また内縁関係の人は上記の条件を満たしていたとしても該当しないため注意しましょう。
扶養控除
納税者本人に所得税法上の控除対象扶養親族となる人がいる場合に、4つの要件を満たすことで最大63万円の控除を受けることができます。
- 配偶者以外の親族(6親等内の血族、または3親等内の姻族)、都道府県知事から養育を委託された児童(いわゆる里子)や市町村長から養護を委託された老人
- 納税者と生計を一にしている
- 年間の合計所得金額が48万円以下(給与のみの場合は給与収入が103万円以下)
- 青色申告者の事業専従者としてその年を通じて一度も給与の支払いを受けていない、または白色申告者の事業専従者でない
なお、扶養親族の年齢・同居の有無などによって細かく規定があり控除金額が変わるため、詳しい額について知りたい場合は市役所および税務署に問い合わせることをおすすめします。
地震保険料控除
納税者本人が地震や津波で損害を被った場合に備えた地震保険の保険料を支払った場合に、最大5万円の控除を受けることができます。
寄付金控除
納税者本人が国や地方公共団体、特定公益増進法人などに対して「特定寄附金」を支出した場合に所得控除を受けることができます。
ふるさと納税は寄付金控除のひとつです。
控除額は「その年に支出した特定寄附金の額の合計額」か「その年の課税標準額(所得控除額を差し引いた後の金額)の40%相当額」の2つのうち低い金額-2,000円となります。

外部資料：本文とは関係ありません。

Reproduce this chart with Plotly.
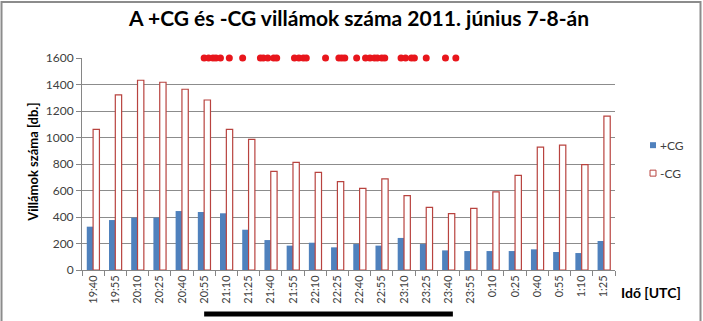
import plotly.graph_objects as go

categories = ["19:40", "19:55", "20:10", "20:25", "20:40", "20:55", "21:10", "21:25",
              "21:40", "21:55", "22:10", "22:25", "22:40", "22:55", "23:10", "23:25",
              "23:40", "23:55", "0:10", "0:25", "0:40", "0:55", "1:10", "1:25"]
pos_cg = [327, 377, 395, 395, 445, 438, 428, 304, 226, 184, 206, 171, 196, 184, 242, 196,
          148, 143, 143, 143, 156, 136, 128, 219]
neg_cg = [1062, 1321, 1432, 1417, 1364, 1283, 1062, 986, 745, 813, 737, 667, 616, 687, 561, 473,
          425, 465, 589, 714, 928, 943, 795, 1162]
event_times = ["20:55", "20:58", "21:01", "21:03", "21:06", "21:12", "21:21", "21:33", "21:35",
               "21:38", "21:42", "21:44", "21:56", "21:59", "22:02", "22:04", "22:17", "22:26",
               "22:28", "22:30", "22:38", "22:44", "22:47", "22:50", "22:52", "22:55", "22:57",
               "23:08", "23:11", "23:15", "23:17", "23:25", "23:38", "23:45"]
event_level = 1600
period = ["20:55", "23:43"]
y_ticks = [0, 200, 400, 600, 800, 1000, 1200, 1400, 1600]
series_names = ["+CG", "-CG"]


def to_pos(t):
    h, m = map(int, t.split(":"))
    mins = h * 60 + m
    start = 19 * 60 + 40
    if mins < start:
        mins += 24 * 60
    return (mins - start) / 15.0


x_idx = list(range(len(categories)))
FONT = "Lato"
BLUE = "#4F81BD"
RED_LINE = "#B8433F"

fig = go.Figure()
fig.add_trace(go.Bar(x=x_idx, y=pos_cg, name=series_names[0],
                     marker=dict(color=BLUE, line=dict(width=0))))
fig.add_trace(go.Bar(x=x_idx, y=neg_cg, name=series_names[1],
                     marker=dict(color="white", line=dict(color=RED_LINE, width=1.2))))
fig.add_trace(go.Scatter(x=[to_pos(t) for t in event_times], y=[event_level] * len(event_times),
                         mode="markers", marker=dict(color="#E8161C", size=7), showlegend=False,
                         cliponaxis=False))

fig.update_layout(
    width=703, height=321,
    margin=dict(l=82, r=88, t=58, b=51),
    paper_bgcolor="white", plot_bgcolor="white",
    barmode="group", bargap=0.43, bargroupgap=0,
    font=dict(family=FONT, size=11, color="#404040"),
    showlegend=False,
    xaxis=dict(range=[-0.5, len(categories) - 0.5], tickmode="array", tickvals=x_idx,
               ticktext=categories, tickangle=-90, ticks="", showgrid=False,
               showline=True, linecolor="#868686", linewidth=1,
               minor=dict(tickmode="linear", tick0=-0.5, dtick=1, ticks="outside", ticklen=5,
                          tickcolor="#868686", showgrid=False),
               tickfont=dict(size=11, color="#404040"), zeroline=False),
    yaxis=dict(range=[0, 1600], tickmode="array", tickvals=y_ticks, showgrid=True,
               gridcolor="#8C8C8C", gridwidth=1, showline=True, linecolor="#868686",
               ticks="outside", ticklen=5, tickcolor="#868686", zeroline=False,
               tickfont=dict(size=12, color="#404040")),
    annotations=[
        dict(text="<b>A +CG és -CG villámok száma 2011. június 7-8-án</b>", xref="paper", yref="paper",
             x=0.518, y=1.19, showarrow=False, font=dict(size=21, color="black", family=FONT),
             xanchor="center", yanchor="middle"),
        dict(text="<b>Villámok száma [db.]</b>", xref="paper", yref="paper", x=-0.092, y=0.51,
             textangle=-90, showarrow=False, font=dict(size=13, color="black", family=FONT),
             xanchor="center", yanchor="middle"),
        dict(text="<b>Idő [UTC]</b>", xref="paper", yref="paper", x=1.068, y=-0.108,
             showarrow=False, font=dict(size=14, color="black", family=FONT),
             xanchor="center", yanchor="middle"),
        dict(text=series_names[0], xref="paper", yref="paper", x=1.0807, y=0.5888,
             showarrow=False, font=dict(size=12, color="#404040", family=FONT),
             xanchor="left", yanchor="middle"),
        dict(text=series_names[1], xref="paper", yref="paper", x=1.0807, y=0.4569,
             showarrow=False, font=dict(size=12, color="#404040", family=FONT),
             xanchor="left", yanchor="middle"),
    ],
    shapes=[
        dict(type="rect", xref="paper", yref="paper", x0=-0.151, x1=1.1604, y0=-0.3, y1=1.2647,
             line=dict(color="#8C8C8C", width=2), layer="below"),
        dict(type="line", xref="x", yref="paper", x0=to_pos(period[0]), x1=to_pos(period[1]),
             y0=-0.207, y1=-0.207, line=dict(color="black", width=5)),
        dict(type="rect", xref="paper", yref="paper", x0=1.0657, x1=1.0769, y0=0.5747, y1=0.6029,
             fillcolor=BLUE, line=dict(width=0)),
        dict(type="rect", xref="paper", yref="paper", x0=1.0657, x1=1.0769, y0=0.4428, y1=0.4710,
             fillcolor="white", line=dict(color=RED_LINE, width=1)),
    ],
)

fig.write_html("out.html")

そのほかに雑損控除・寡婦(寡夫)控除・勤労学生控除・障害者控除があります。
また日本国内に住所などがない非居住者の場合の所得控除は基礎控除・寄附金控除・雑損控除のみとなります。
まとめ
本記事では、フリーランスとして知っておくべき税金や控除の知識について、包括的にご紹介をいたしました。
フリーランスに関係のある税金や社会保険料には、消費税のほか所得税・住民税・医療保険料・介護保険料・年金保険料と多くの種類があり、また所得控除も10種類にも及びます。
このように、種類が多いうえにそれぞれにルールなどが設けられており、すべてを理解することは簡単ではありません。
しかし、税金について正しい知識を持っておくと、さまざまな面でフリーランスとしてプラスに働くでしょう。